Геринг не лишен также и чувства юмора:
— По примеру США, мы с фюрером порешили объединить власть премьера и власть президента...
На вопрос обвинителя, остается ли он сторонником теории «народа господ», Геринг с усмешкой отвечает:
— Нет, я ее никогда не признавал. Если кто-нибудь и в самом деле является господином, то ему никогда не следует это подчеркивать...
В своих показаниях Геринг очень охотно рассказывает о черных делах Гитлера. Когда речь идет о самых тяжких преступлениях, он, как правило, перекладывает ответственность за них на Гитлера (или Гиммлера). При этом Геринг дискредитирует своего фюрера утонченно, по-своему, словно мимоходом, нечаянно истины ради.
Геринг — правда, скупыми красками — рисует портрет Адольфа Гитлера: кровавого комедианта-параноика и обыкновенного мазурика с шарлатанским амплуа. Он со злопыхательским скрежетом в зубах рассказывает о том, как нахально «фюрер Великогермании» крал украденные им, Герингом, картины. Он, чуть ли не причмокивая от удовольствия, рассказывает нам истории,— срывает один за другим лавровые листики, которыми так добросердечно венчали голову Гитлера Геббельс и геббельсята.
В 1943 году, в день разгрома немцев на Кавказе, Гитлер укорял Йодля в том, что тот повел войска через Эльбрус. Йодль вспылил:
— Мой фюрер!
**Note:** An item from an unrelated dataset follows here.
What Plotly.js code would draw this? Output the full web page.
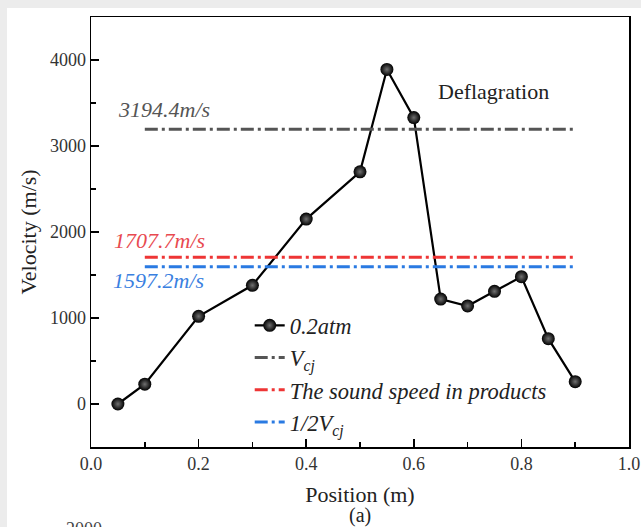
<!DOCTYPE html>
<html>
<head>
<meta charset="utf-8">
<script src="https://cdn.plot.ly/plotly-3.0.1.min.js"></script>
<style>
html,body{margin:0;padding:0;background:#ececec;width:641px;height:527px;overflow:hidden;}
#chart{position:absolute;left:7px;top:8px;width:634px;height:519px;background:#fff;}
</style>
</head>
<body>
<div id="chart"></div>
<script>
// Data
const position = [0.05, 0.1, 0.2, 0.3, 0.4, 0.5, 0.55, 0.6, 0.65, 0.7, 0.75, 0.8, 0.85, 0.9];
const velocity = [0, 230, 1020, 1380, 2150, 2700, 3890, 3330, 1220, 1140, 1310, 1480, 760, 260];
const refLineX = [0.1, 0.9];
const vcj = 3194.4;
const soundSpeed = 1707.7;
const halfVcj = 1597.2;
const seriesNames = ['0.2atm', 'V<sub>cj</sub>', 'The sound speed in products', '1/2V<sub>cj</sub>'];
const refLabels = ['3194.4m/s', '1707.7m/s', '1597.2m/s'];

const serif = 'Liberation Serif, Times New Roman, serif';
const dashDot = '13px,4px,3px,4px';

const traces = [
  {
    x: position, y: velocity, name: seriesNames[0], type: 'scatter', mode: 'lines+markers',
    line: {color: '#000', width: 2.2},
    marker: {size: 13, color: '#000', gradient: {type: 'radial', color: '#707070'}}
  },
  {
    x: refLineX, y: [vcj, vcj], name: seriesNames[1], type: 'scatter', mode: 'lines',
    line: {color: '#555555', width: 3, dash: dashDot}
  },
  {
    x: refLineX, y: [soundSpeed, soundSpeed], name: seriesNames[2], type: 'scatter', mode: 'lines',
    line: {color: '#ee3535', width: 3, dash: dashDot}
  },
  {
    x: refLineX, y: [halfVcj, halfVcj], name: seriesNames[3], type: 'scatter', mode: 'lines',
    line: {color: '#2a7ae2', width: 3, dash: dashDot}
  }
];

const layout = {
  width: 634, height: 519,
  margin: {l: 84, r: 12, t: 9, b: 80},
  paper_bgcolor: '#ffffff', plot_bgcolor: '#ffffff',
  font: {family: serif, color: '#333'},
  showlegend: true,
  legend: {
    x: 0.295, y: 0.332, xanchor: 'left', yanchor: 'top',
    bgcolor: 'rgba(0,0,0,0)',
    font: {family: serif, size: 22.5, color: '#222', style: 'italic'},
    tracegroupgap: 0
  },
  xaxis: {
    range: [0, 1], dtick: 0.2, tick0: 0, tickformat: '.1f',
    ticks: 'inside', ticklen: 8, tickwidth: 1.5, tickcolor: '#000',
    minor: {dtick: 0.1, ticks: 'inside', ticklen: 5, tickwidth: 1.5, tickcolor: '#000'},
    showline: true, linecolor: '#000', linewidth: 1.5, mirror: true,
    showgrid: false, zeroline: false,
    tickfont: {family: serif, size: 18, color: '#333'},
    title: {text: 'Position (m)', font: {family: serif, size: 22, color: '#222'}, standoff: 13}
  },
  yaxis: {
    range: [-500, 4500], dtick: 1000, tick0: 0,
    ticks: 'inside', ticklen: 8, tickwidth: 1.5, tickcolor: '#000',
    minor: {dtick: 500, ticks: 'inside', ticklen: 5, tickwidth: 1.5, tickcolor: '#000'},
    showline: true, linecolor: '#000', linewidth: 1.5, mirror: true,
    showgrid: false, zeroline: false,
    tickfont: {family: serif, size: 18, color: '#333'},
    title: {text: 'Velocity (m/s)', font: {family: serif, size: 22, color: '#222'}, standoff: 7}
  },
  annotations: [
    {x: 0.136, y: 3420, xref: 'x', yref: 'y', text: refLabels[0], showarrow: false,
     font: {family: serif, size: 22, color: '#555555', style: 'italic'}},
    {x: 0.128, y: 1896, xref: 'x', yref: 'y', text: refLabels[1], showarrow: false,
     font: {family: serif, size: 22, color: '#e84a50', style: 'italic'}},
    {x: 0.125, y: 1434, xref: 'x', yref: 'y', text: refLabels[2], showarrow: false,
     font: {family: serif, size: 22, color: '#3a80e0', style: 'italic'}},
    {x: 0.749, y: 3630, xref: 'x', yref: 'y', text: 'Deflagration', showarrow: false,
     font: {family: serif, size: 22, color: '#222'}},
    {x: 0.5, y: -0.16, xref: 'paper', yref: 'paper', text: '(a)', showarrow: false,
     yanchor: 'middle', borderpad: 0, font: {family: serif, size: 20, color: '#222'}},
    {x: -0.05, y: -0.163, xref: 'paper', yref: 'paper', text: '2000', showarrow: false,
     yanchor: 'top', font: {family: serif, size: 18, color: '#444'}}
  ]
};

Plotly.newPlot('chart', traces, layout, {displayModeBar: false, staticPlot: true});
</script>
</body>
</html>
Ведь вы сами приказали мне это сделать...
Услыхав об этом, Гитлер отвернулся и вышел, не простившись
со своим фельдмаршалом. «Он даже имел намерение сместить Йодля, а на его место поставить окруженного тогда в Сталинграде фон Паулюса, фон Паулюса,— добавил Геринг, смакуя,— к которому Гитлер имел особенно большое доверие...»
Говоря об украинских (и не только украинских) националистических телохранителях нацизма, Геринг с подчеркнутым презрением кривит губы:
— Я их глубоко презираю, но ведь во время войны берут то, что есть под рукой.
И Геринг действительно брал все, что у него было «под рукой». А «под рукой» у него было в то время немало всякой всячины, не только квислингов и квислинжат. Одних лишь художественных ценностей он «собрал» у себя на сумму пятьдесят миллионов марок золотом. Набрал он со всех концов Европы, не забыл и об эскизах Альбрехта Дюрера из львовских музеев.
Герман Геринг начал свои показания с краткой, удивительно краткой автобиографии. Он не без гордости информировал своих судей о том, что его отец был в свое время губернатором немецких колоний в Восточной Африке. К сожалению, он не добавил при этом, что его высокочтимый папаша поголовно уничтожил многотысячное туземное племя гереро. Причина — пассивное сопротивление колонизаторам. Методы его убийства были, наверное, источником вдохновения для Германа в его будущих делах. Все племя, вместе с грудными детьми, было изгнано Герингом-отцом из своих жилищ в пустыню, где за несколько недель погибло от жажды и голода.
Один из свидетелей рассказывает о концлагере в Маутхаузене. Геринг слушает внимательно, но, как всегда в таких случаях, лицо его неподвижно и застыло в напряженном ожидании. У вас создается впечатление, что перед вами не Герман Геринг — изобретатель и организатор Маутхаузенов, а беспристрастный эксперт, которого лишь на несколько дней пригласили в суд.
«Комендант Маутхаузенского концлагеря обратил внимание на исключительно красивые зубы двух молодых евреев, привезенных сюда из Голландии. Несчастным вырезали желудки и по одной почке, потом впрыснули им в сердце бензин, головы отрубили, а после соответствующего препарирования этих голов комендант лагеря поставил их у себя на письменном столе».
Геринг слушает и глазом не моргнет. У него за пазухой готов уже «контраргумент»: рассказ о еврейской семье Баллин из Мюнхена. Этот рассказ немного погодя вытащит из-за пазухи защитник Штаммер, который вложит его в уста свидетеля генерала Баденщаца. О том, как Геринг спас эту семью от своих же рук, своевременно выслав ее как будто за границу.
Почему именно семью Баллин и почему только ее? Потому что семья Баллин во время мюнхенского путча спасла Герингу жизнь. За эту свою фатальную ошибку семья Баллина двадцать лет спустя удостоилась награды: она стала единственной из миллионов еврейских семей, которой Геринг любезно разрешил жить. Разрешил этой семье жить для того, чтобы она сегодня его вторично спасла, на сей раз от виселицы. Так выглядит двойная бухгалтерия арийской морали, осуществленная рукой примерного арийца.